- [To be done] Can you set down, exactly as they appear below, the lines from the opening of the material through the one bearing "phase_dd_err = [4.65, 5.07, 5.8, 4.8, 6.15]", minus the pictures?
=-=-=
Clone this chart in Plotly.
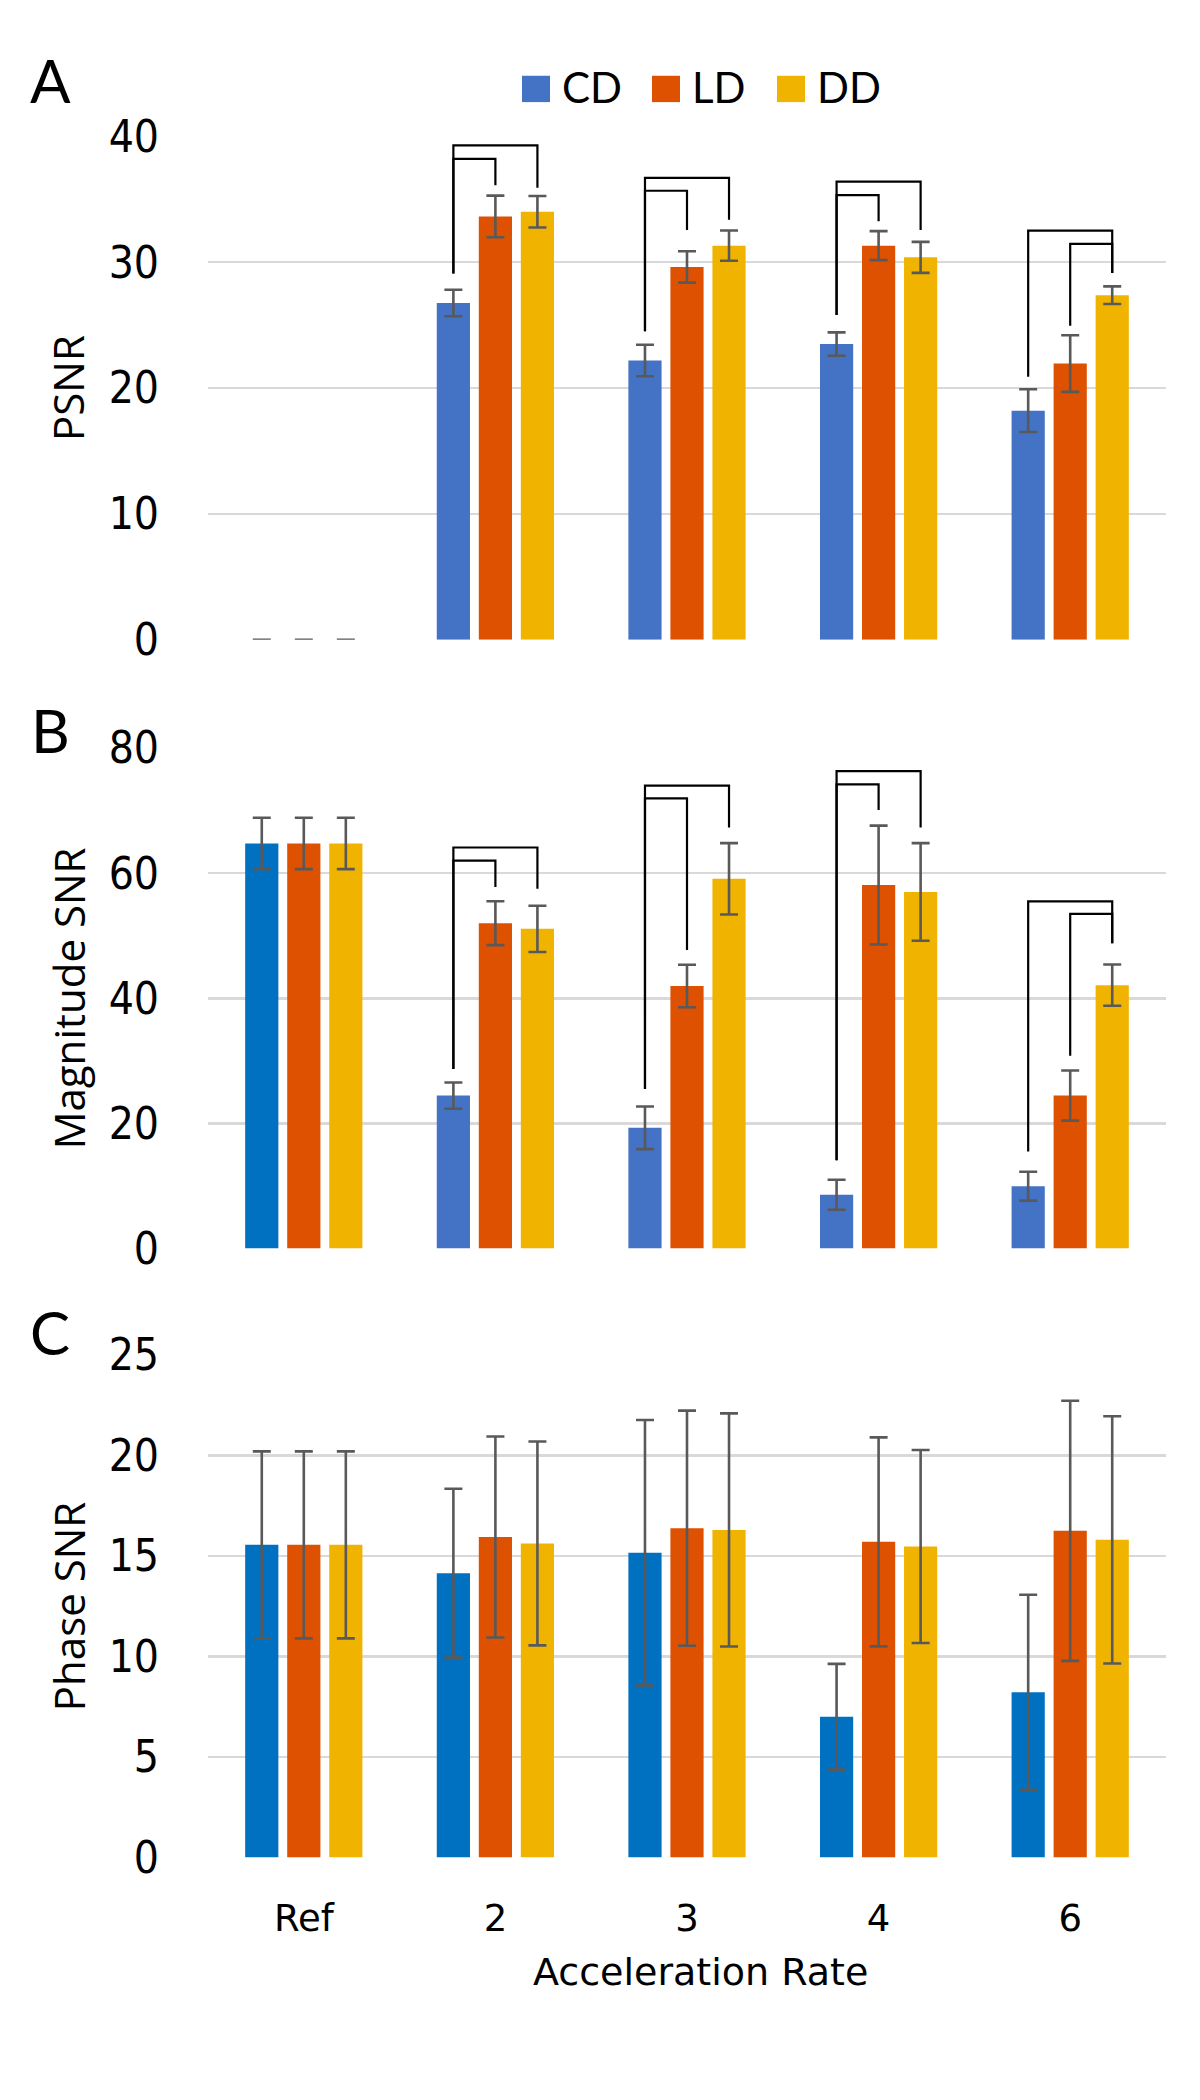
import glob
import subprocess
import plotly.graph_objects as go

# ---------------- data ----------------
categories = ["Ref", "2", "3", "4", "6"]
series = ["CD", "LD", "DD"]

psnr_cd = [0, 26.75, 22.18, 23.49, 18.2]
psnr_cd_err = [0, 1.05, 1.25, 0.93, 1.7]
psnr_ld = [0, 33.63, 29.62, 31.31, 21.94]
psnr_ld_err = [0, 1.65, 1.25, 1.15, 2.25]
psnr_dd = [0, 34.0, 31.31, 30.38, 27.37]
psnr_dd_err = [0, 1.25, 1.2, 1.23, 0.7]

mag_cd = [64.75, 24.45, 19.3, 8.6, 9.97]
mag_cd_err = [4.1, 2.1, 3.4, 2.4, 2.3]
mag_ld = [64.75, 52.0, 41.97, 58.1, 24.45]
mag_ld_err = [4.1, 3.5, 3.4, 9.5, 4.0]
mag_dd = [64.75, 51.1, 59.1, 57.0, 42.1]
mag_dd_err = [4.1, 3.7, 5.7, 7.8, 3.3]

phase_cd = [15.55, 14.14, 15.16, 7.0, 8.22]
phase_cd_err = [4.65, 4.2, 6.6, 2.63, 4.85]
phase_ld = [15.55, 15.94, 16.38, 15.7, 16.25]
phase_ld_err = [4.65, 5.0, 5.85, 5.2, 6.47]
phase_dd = [15.55, 15.62, 16.29, 15.47, 15.8]
phase_dd_err = [4.65, 5.07, 5.8, 4.8, 6.15]

# significance brackets: (group index, from series, to series, top, bottom at from, bottom at to)
psnr_brackets = [
    (1, 0, 2, 39.27, 29.1, 35.9), (1, 0, 1, 38.2, 29.1, 36.1),
    (2, 0, 2, 36.7, 24.5, 33.36), (2, 0, 1, 35.67, 24.5, 32.56),
    (3, 0, 2, 36.4, 25.8, 32.56), (3, 0, 1, 35.33, 25.8, 33.25),
    (4, 0, 2, 32.5, 20.9, 29.13), (4, 1, 2, 31.45, 24.95, 29.13),
]
mag_brackets = [
    (1, 0, 2, 64.1, 28.7, 57.5), (1, 0, 1, 62.0, 28.7, 57.8),
    (2, 0, 2, 74.0, 25.5, 67.3), (2, 0, 1, 71.95, 25.5, 47.7),
    (3, 0, 2, 76.3, 14.1, 67.3), (3, 0, 1, 74.2, 14.1, 70.1),
    (4, 0, 2, 55.5, 15.5, 48.8), (4, 1, 2, 53.5, 30.8, 48.8),
]


# ---------------- font selection (narrow font for y tick labels if available) ----------------
def _families():
    try:
        out = subprocess.run(["fc-list", ":", "family"], capture_output=True, text=True, timeout=10).stdout
        return out
    except Exception:
        files = glob.glob("/usr/share/fonts/**/*", recursive=True)
        return "\n".join(files)


_fams = _families()
if "Liberation Sans Narrow" in _fams or "LiberationSansNarrow" in _fams:
    YTICK_FONT, YTICK_SIZE = "Liberation Sans Narrow", 50
elif "DejaVu Sans Condensed" in _fams or "DejaVuSansCondensed" in _fams:
    YTICK_FONT, YTICK_SIZE = "DejaVu Sans Condensed", 44
else:
    YTICK_FONT, YTICK_SIZE = "Lato", 43

# ---------------- styles / layout ----------------
W, H = 1200, 2100
BARGAP = 0.342
BARGROUPGAP = 0.21
BLUE_A = "#4472C4"
BLUE_B = "#0070C0"
ORANGE = "#DE5100"
GOLD = "#F0B400"
ERR = "#595959"
GRID = "#D9D9D9"
FONT = "Lato, Carlito, Liberation Sans, sans-serif"
WFONT = "DejaVu Sans, Verdana, sans-serif"
TFONT = "Open Sans, DejaVu Sans, sans-serif"

X_DOM = (208, 1166)
panels = [
    dict(name="A", title="PSNR", top=113, bot=629, rng=[0, 40], dtick=10,
         data=[(psnr_cd, psnr_cd_err), (psnr_ld, psnr_ld_err), (psnr_dd, psnr_dd_err)],
         cd_colors=[BLUE_A] * 5, brackets=psnr_brackets, letter_y=55),
    dict(name="B", title="Magnitude SNR", top=740, bot=1253, rng=[0, 80], dtick=20,
         data=[(mag_cd, mag_cd_err), (mag_ld, mag_ld_err), (mag_dd, mag_dd_err)],
         cd_colors=[BLUE_B] + [BLUE_A] * 4, brackets=mag_brackets, letter_y=722),
    dict(name="C", title="Phase SNR", top=1362, bot=1877, rng=[0, 25], dtick=5,
         data=[(phase_cd, phase_cd_err), (phase_ld, phase_ld_err), (phase_dd, phase_dd_err)],
         cd_colors=[BLUE_B] * 5, brackets=[], letter_y=1338),
]


def px(x):
    return x / W


def py(y):
    return 1 - y / H


xpos = list(range(len(categories)))
slot = (1 - BARGAP) / len(series)

fig = go.Figure()
annotations = []
shapes = []

for p_i, p in enumerate(panels):
    sfx = "" if p_i == 0 else str(p_i + 1)
    xa, ya = "x" + sfx, "y" + sfx
    for s_i, (vals, errs) in enumerate(p["data"]):
        color = p["cd_colors"] if s_i == 0 else ([ORANGE] * 5 if s_i == 1 else [GOLD] * 5)
        fig.add_trace(go.Bar(
            x=xpos, y=vals, name=series[s_i], xaxis=xa, yaxis=ya,
            marker=dict(color=color, line=dict(width=0)),
            error_y=dict(type="data", array=errs, visible=True, color=ERR, thickness=2.6, width=9),
            showlegend=False, offsetgroup=str(s_i), hoverinfo="skip",
        ))
    # brackets
    bx, by = [], []
    for g, a, b, top, ba, bb in p["brackets"]:
        xa_ = g + (a - 1) * slot
        xb_ = g + (b - 1) * slot
        bx += [xa_, xa_, xb_, xb_, None]
        by += [ba, top, top, bb, None]
    if bx:
        fig.add_trace(go.Scatter(x=bx, y=by, mode="lines", xaxis=xa, yaxis=ya,
                                 line=dict(color="black", width=2.2), showlegend=False,
                                 hoverinfo="skip"))
    last = p_i == len(panels) - 1
    fig.update_layout(**{
        "xaxis" + sfx: dict(domain=[px(X_DOM[0]), px(X_DOM[1])], range=[-0.5, len(categories) - 0.5],
                            tickvals=xpos, ticktext=categories, showticklabels=last,
                            showgrid=False, zeroline=False, showline=False, ticks="",
                            anchor=ya, fixedrange=True,
                            tickfont=dict(family=WFONT, size=37, color="black"),
                            ticklabelstandoff=36),
        "yaxis" + sfx: dict(domain=[py(p["bot"]), py(p["top"])], range=p["rng"], dtick=p["dtick"],
                            showgrid=True, gridcolor=GRID, gridwidth=2.6, zeroline=False,
                            showline=False, ticks="", anchor=xa, fixedrange=True,
                            tickfont=dict(family=YTICK_FONT, size=YTICK_SIZE, color="black"),
                            ticklabelstandoff=48),
    })
    # panel letter
    annotations.append(dict(text=p["name"], x=px(50), y=py(p["letter_y"]), xref="paper", yref="paper",
                            showarrow=False, xanchor="center", yanchor="middle",
                            font=dict(family=FONT, size=60, color="black")))
    # y title
    annotations.append(dict(text=p["title"], x=px(68), y=py((p["top"] + p["bot"]) / 2),
                            xref="paper", yref="paper", showarrow=False, textangle=-90,
                            xanchor="center", yanchor="middle",
                            font=dict(family=TFONT, size=42, color="black")))

# x axis title
annotations.append(dict(text="Acceleration Rate", x=px(700), y=py(1994), xref="paper", yref="paper",
                        showarrow=False, xanchor="center", yanchor="middle",
                        font=dict(family=WFONT, size=38, color="black")))

# legend (drawn manually to match square size)
LEG_SQ_X = [522, 652, 777]
LEG_Y = (51, 78)
leg_colors = [BLUE_A, ORANGE, GOLD]
for i, name in enumerate(series):
    shapes.append(dict(type="rect", xref="paper", yref="paper",
                       x0=px(LEG_SQ_X[i]), x1=px(LEG_SQ_X[i] + 28),
                       y0=py(LEG_Y[1]), y1=py(LEG_Y[0]),
                       fillcolor=leg_colors[i], line=dict(width=0)))
    annotations.append(dict(text=name, x=px(LEG_SQ_X[i] + 38), y=py(63), xref="paper", yref="paper",
                            showarrow=False, xanchor="left", yanchor="middle",
                            font=dict(family=FONT, size=42, color="black")))

fig.update_layout(
    width=W, height=H, margin=dict(l=0, r=0, t=0, b=0),
    paper_bgcolor="white", plot_bgcolor="white",
    barmode="group", bargap=BARGAP, bargroupgap=BARGROUPGAP,
    showlegend=False, annotations=annotations, shapes=shapes,
)

fig.write_html("out.html", config={"displayModeBar": False, "staticPlot": True},
               post_script="document.body.style.margin='0';")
=-=-=
- [Response for this exercise]
Clone this chart in Plotly.
import glob
import subprocess
import plotly.graph_objects as go

# ---------------- data ----------------
categories = ["Ref", "2", "3", "4", "6"]
series = ["CD", "LD", "DD"]

psnr_cd = [0, 26.75, 22.18, 23.49, 18.2]
psnr_cd_err = [0, 1.05, 1.25, 0.93, 1.7]
psnr_ld = [0, 33.63, 29.62, 31.31, 21.94]
psnr_ld_err = [0, 1.65, 1.25, 1.15, 2.25]
psnr_dd = [0, 34.0, 31.31, 30.38, 27.37]
psnr_dd_err = [0, 1.25, 1.2, 1.23, 0.7]

mag_cd = [64.75, 24.45, 19.3, 8.6, 9.97]
mag_cd_err = [4.1, 2.1, 3.4, 2.4, 2.3]
mag_ld = [64.75, 52.0, 41.97, 58.1, 24.45]
mag_ld_err = [4.1, 3.5, 3.4, 9.5, 4.0]
mag_dd = [64.75, 51.1, 59.1, 57.0, 42.1]
mag_dd_err = [4.1, 3.7, 5.7, 7.8, 3.3]

phase_cd = [15.55, 14.14, 15.16, 7.0, 8.22]
phase_cd_err = [4.65, 4.2, 6.6, 2.63, 4.85]
phase_ld = [15.55, 15.94, 16.38, 15.7, 16.25]
phase_ld_err = [4.65, 5.0, 5.85, 5.2, 6.47]
phase_dd = [15.55, 15.62, 16.29, 15.47, 15.8]
phase_dd_err = [4.65, 5.07, 5.8, 4.8, 6.15]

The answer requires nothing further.